For its second assignment of error, appellant argues, alternatively, that the Commission erred in finding that appellee was entided to temporary total disability and medical benefits, contending that they are not causally related to his injury. Appellant raises the fact that appellee continued to perform his regular job duties for a period of approximately seven months following his September 1994 injury. Appellant suggests that appellee did not begin experiencing problems with his left knee until he took the treadmill stress test, and that this incident could not trigger disability benefits because the injury was not related to his work. Appellant alternatively argues that appellee’s disability, if any, resulted from an independent intervening cause.

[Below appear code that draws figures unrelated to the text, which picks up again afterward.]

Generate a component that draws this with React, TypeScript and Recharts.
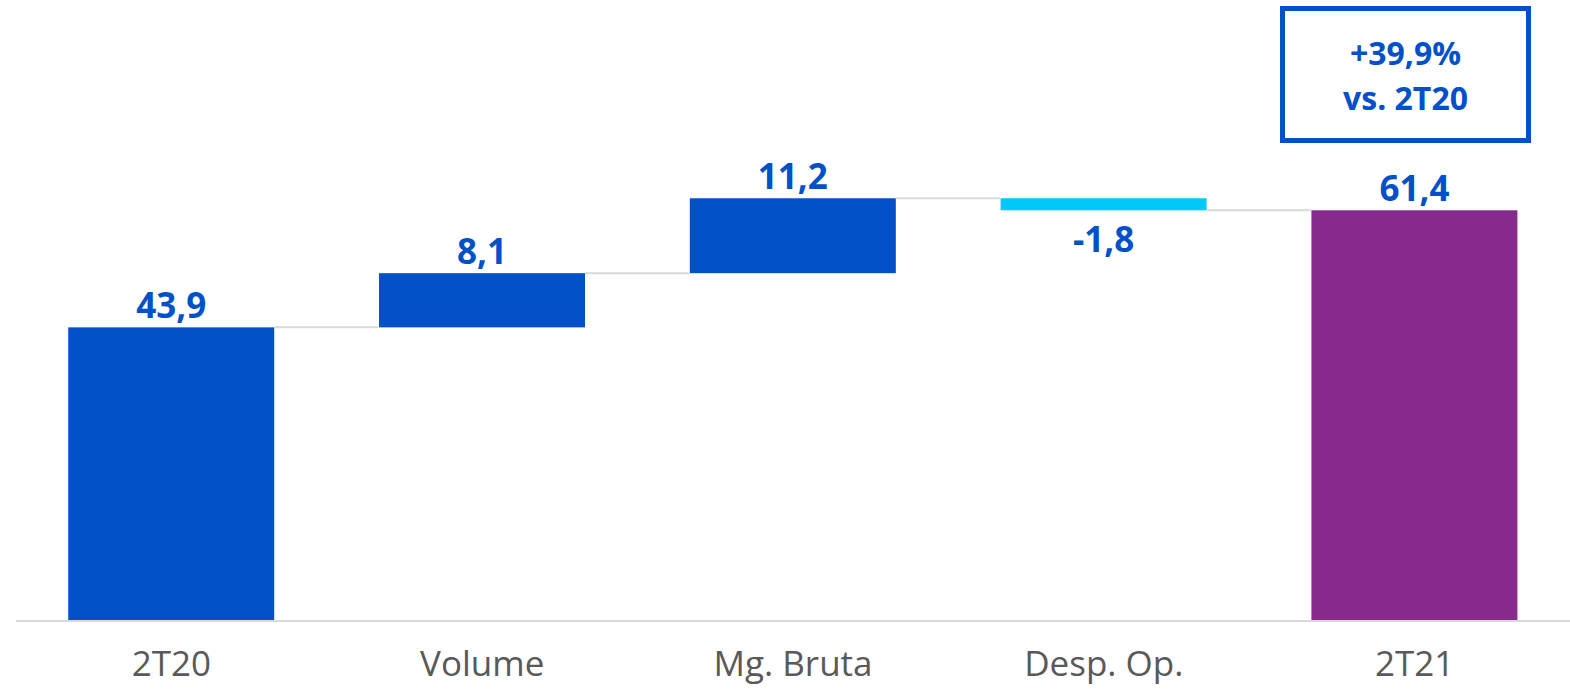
import { BarChart, Bar, XAxis, YAxis } from 'recharts';

// Ponte EBITDA 2T20 -> 2T21 (waterfall)
const categories = ['2T20', 'Volume', 'Mg. Bruta', 'Desp. Op.', '2T21'];
const deltas = [43.9, 8.1, 11.2, -1.8, 61.4];
const kinds = ['total', 'step', 'step', 'step', 'total'];
const badgeLines = ['+39,9%', 'vs. 2T20'];

const COLORS = {
    up: '#0050C8',
    down: '#00C8F8',
    total21: '#862A8E',
    label: '#0050C8',
    axisText: '#595959',
    connector: '#D9D9D9',
};

const W = 1570;
const H = 691;
const GAP = 0.168; // barCategoryGap

// base invisível + valor visível
let running = 0;
const data = categories.map((name, i) => {
    const v = deltas[i];
    let base = 0;
    if (kinds[i] === 'total') {
        running = v;
    } else {
        base = v >= 0 ? running : running + v;
        running += v;
    }
    return {
        name,
        base,
        value: Math.abs(v),
        delta: v,
        color: i === 4 ? COLORS.total21 : v < 0 ? COLORS.down : COLORS.up,
        last: i === categories.length - 1,
    };
});

const fmt = (v: number) => v.toFixed(1).replace('.', ',');

function StepShape(props: any) {
    const { x, y, width, height, payload } = props;
    const neg = payload.delta < 0;
    const endY = neg ? y + height : y;
    const connLen = width * (2 * GAP) / (1 - 2 * GAP);
    return (
        <g>
            <rect x={x} y={y} width={width} height={height} fill={payload.color} />
            {!payload.last && (
                <line x1={x + width} x2={x + width + connLen} y1={endY} y2={endY} stroke={COLORS.connector} strokeWidth={2} />
            )}
            <text
                x={x + width / 2}
                y={neg ? y + height + 42 : y - 9}
                textAnchor="middle"
                fill={COLORS.label}
                fontSize={35}
                fontWeight={700}
                fontFamily="'Open Sans', sans-serif"
            >
                {fmt(payload.delta)}
            </text>
        </g>
    );
}

export default function App() {
    return (
        <div style={{ position: 'absolute', left: 0, top: 0, width: W, height: H, background: '#fff', fontFamily: "'Open Sans', sans-serif" }}>
            <BarChart width={W} height={H} data={data} margin={{ top: 19, right: 0, left: 16, bottom: 0 }} barCategoryGap={`${GAP * 100}%`}>
                <XAxis
                    dataKey="name"
                    height={70}
                    axisLine={{ stroke: COLORS.connector, strokeWidth: 2 }}
                    tickLine={false}
                    tickSize={0}
                    tickMargin={30}
                    interval={0}
                    tick={{ fontSize: 35, fill: COLORS.axisText, fontFamily: "'Open Sans', sans-serif" }}
                />
                <YAxis hide domain={[0, 90]} />
                <Bar dataKey="base" stackId="w" fill="transparent" isAnimationActive={false} />
                <Bar dataKey="value" stackId="w" shape={<StepShape />} isAnimationActive={false} />
            </BarChart>
            {/* caixa de destaque */}
            <div
                style={{
                    position: 'absolute', left: 1280, top: 6, width: 251, height: 137, boxSizing: 'border-box',
                    border: `5px solid ${COLORS.up}`, display: 'flex', flexDirection: 'column',
                    alignItems: 'center', justifyContent: 'center', color: COLORS.label,
                    fontSize: 32, fontWeight: 700, lineHeight: '45px',
                }}
            >
                {badgeLines.map((t) => <div key={t}>{t}</div>)}
            </div>
        </div>
    );
}
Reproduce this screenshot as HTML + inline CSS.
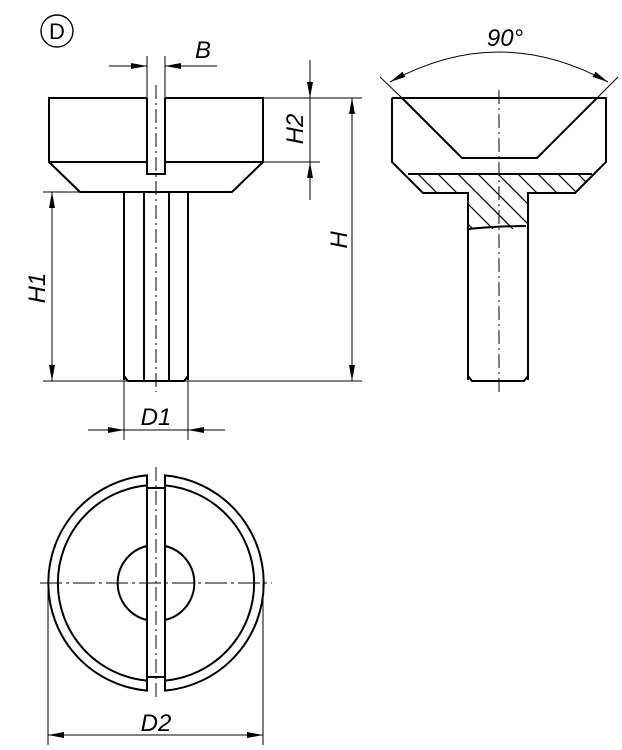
<!DOCTYPE html>
<html><head><meta charset="utf-8"><style>html,body{margin:0;padding:0;background:#fff}svg{display:block}</style></head>
<body>
<svg width="622" height="750" viewBox="0 0 622 750" xmlns="http://www.w3.org/2000/svg" font-family="Liberation Sans Narrow, Liberation Sans, sans-serif" font-style="italic">
<defs>
<marker id="a" viewBox="0 0 16 6" refX="16" refY="3" markerWidth="16" markerHeight="6" orient="auto-start-reverse" markerUnits="userSpaceOnUse"><path d="M0,0L16,3L0,6z" fill="#000"/></marker>
<clipPath id="hc"><path d="M408,174H592L575,193H528V229H468V193H423Z"/></clipPath>
</defs>
<g fill="none" stroke="#000">
<circle cx="57" cy="31" r="16" stroke-width="1.4"/>
<g stroke-width="2">
<path d="M147,98H49V162H147M165,98H263V162H165"/>
<path d="M49,162L80,192H232L263,162"/>
<path d="M147,98V174H165V98"/>
<path d="M124,192V380M188,192V380M144,192V380M169,192V380"/>
<path d="M124,376L128,381H184L188,376"/>
</g>
<g stroke-width="1">
<path d="M156,85V392" stroke-dasharray="14,4,2,4"/>
<path d="M147,56V98M165,56V98"/>
<line x1="109" y1="66" x2="147" y2="66" marker-end="url(#a)"/>
<line x1="217" y1="66" x2="165" y2="66" marker-end="url(#a)"/>
<path d="M263,98H362M263,162H320M43,192H124M43,381H362"/>
<line x1="310" y1="60" x2="310" y2="98" marker-end="url(#a)"/>
<line x1="310" y1="200" x2="310" y2="162" marker-end="url(#a)"/>
<line x1="310" y1="98" x2="310" y2="162"/>
<line x1="352" y1="98" x2="352" y2="381" marker-start="url(#a)" marker-end="url(#a)"/>
<line x1="52" y1="192" x2="52" y2="381" marker-start="url(#a)" marker-end="url(#a)"/>
<path d="M124,381V440M188,381V440"/>
<line x1="88" y1="430" x2="124" y2="430" marker-end="url(#a)"/>
<line x1="225" y1="430" x2="188" y2="430" marker-end="url(#a)"/>
<line x1="124" y1="430" x2="188" y2="430"/>
</g>
<g clip-path="url(#hc)" stroke-width="1.2">
<path d="M380,174L420,214M398,174L438,214M418,174L473,229M438,174L493,229M458,174L513,229M478,174L533,229M498,174L553,229M518,174L558,214M538,174L578,214M558,174L598,214M578,174L618,214"/>
</g>
<g stroke-width="2">
<path d="M392,98H606V162L575,193H528V380M392,98V162L423,193H468V380"/>
<path d="M408,174H592"/>
<path d="M402,98L462,158H537L597,98"/>
<path d="M468,229Q500,226 526,226"/>
<path d="M468,376L472,381H524L528,376"/>
</g>
<g stroke-width="1">
<path d="M499,90V392" stroke-dasharray="14,4,2,4"/>
<path d="M380,77L402,98M618,77L597,98"/>
<path d="M390,82Q499,22 608,82" marker-start="url(#a)" marker-end="url(#a)"/>
</g>
<g stroke-width="2">
<path d="M147,475.4A108,108 0 0,0 147,690.6Z"/>
<path d="M165,475.4A108,108 0 0,1 165,690.6Z"/>
<path d="M147,485.4A98,98 0 0,0 147,680.6M165,485.4A98,98 0 0,1 165,680.6"/>
<path d="M147,488H165M147,677H165"/>
<path d="M147,546A38,38 0 0,0 147,620M165,546A38,38 0 0,1 165,620"/>
</g>
<g stroke-width="1">
<path d="M40,583H272" stroke-dasharray="22,4,3,4"/>
<path d="M156,467V700" stroke-dasharray="14,4,2,4"/>
<path d="M48,583V745M263,583V745"/>
<line x1="48" y1="735" x2="263" y2="735" marker-start="url(#a)" marker-end="url(#a)"/>
</g>
</g>
<text x="57" y="39" text-anchor="middle" font-size="22" font-style="normal" fill="#000">D</text>
<g font-size="24" fill="#000">
<text x="203" y="58" text-anchor="middle">B</text>
<text x="156" y="425" text-anchor="middle">D1</text>
<text x="156" y="731" text-anchor="middle">D2</text>
<text x="505" y="46" text-anchor="middle">90°</text>
<text transform="translate(303,129) rotate(-90)" text-anchor="middle">H2</text>
<text transform="translate(347,240) rotate(-90)" text-anchor="middle">H</text>
<text transform="translate(45,288) rotate(-90)" text-anchor="middle">H1</text>
</g>
</svg>
</body></html>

Temporary total disability is that period within the healing period in which a claimant suffers a total incapacity to earn wages. Stafford v. Arkmo Lumber Co., 54 Ark. App. 286, 925 S.W.2d 170 (1996). The healing period is that period for healing of an injury which continues until the claimant is as far restored as the permanent character of the injury will permit. Roberson, supra. There is evidence in the record that supports the conclusion that appellee’s healing period had not ended. He testified that his knee had been painful since the September 1994 injury and remained painful before he took the treadmill stress test, but that the pain worsened in intensity during the test. The Commission believed his testimony, and we do not second-guess its credibility judgments. Because appellee was unable to perform his work duties until his knee had healed, Dr. Toon determined that appellee was temporarily totally disabled for a month.

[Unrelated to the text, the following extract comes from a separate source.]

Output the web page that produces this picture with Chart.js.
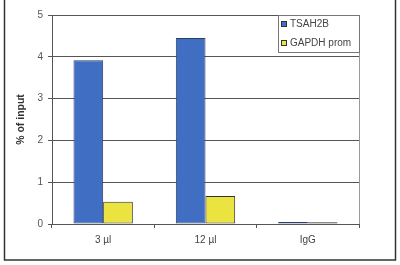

Turning to appellant’s argument that appellee’s disability resulted from an independent intervening cause, the Commission determined that the increased pain appellee suffered after the stress test was a recurrence of the September 1994 injury. The test for determining whether a subsequent episode is a recurrence or an aggravation is whether the subsequent episode was a natural and probable result of the first injury or if it was precipitated by an independent intervening cause. Bearden Lumber Co. v. Bond, 7 Ark. App. 65, 644 S.W.2d 321 (1983). If there is a causal connection between the primary and the subsequent disability, there is no independent intervening cause unless the subsequent disability is triggered by activity on the part of the claimant which is unreasonable under the circumstances. Guidry v. J & R Eads Constr. Co., 11 Ark. App. 219, 669 S.W.2d 483 (1984). The Commission found appellee’s testimony that he did not reinjure his left knee during the treadmill stress test to be credible. Appel-lee’s knee was already causing him pain, which intensified during the stress test. Taking the stress test was not an activity that was unreasonable under the circumstances.
Affirmed.
Pittman, Neal, Meads, and Roaf, JJ., agree. Arey, J., dissents.